Mr Yamoah said that local publishers still needed to import some books that could not be printed in the country; therefore, the tax on local and foreign publications was unfavourable. 

“Most of the books for technical and vocational education, books for tertiary education and books to support the development of reading culture are mostly imported and cannot be printed locally as they are not published in the country. 

Therefore, categorising all of them and those that are indigenously published and printed overseas and imposing a blanket VAT to the levels currently being charged cannot be justified,” the Ghana Publishers Association president said.

The Publishers Association amid the challenges confronting their business has urged the central government to reconsider the tax policy on books to ease the burden on parents and educational service providers. 

Mr Yamoah noted that local book printing firms needed more incentives to remain competitive instead of the government imposing “huge taxes” on books printed overseas. 

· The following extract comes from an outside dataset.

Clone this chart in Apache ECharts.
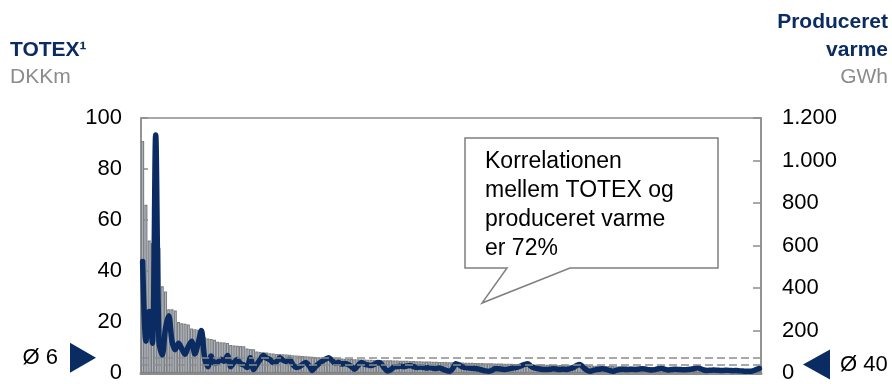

“Taxes on printing inputs which are all imported have to be removed. Credit for the purchase of printing inputs should be favourable.  

Even though the cost of importation has gone up, importers of printed books are likely to still import as the cost of importation will still be cheaper than the local printing,” Mr Asare Konadu stated as quoted by Ghana News Agency.

The publishers said the Association was willing to dialogue with the relevant government agencies on the matter, but that until such a conversation was initiated, book prices would have to be raised.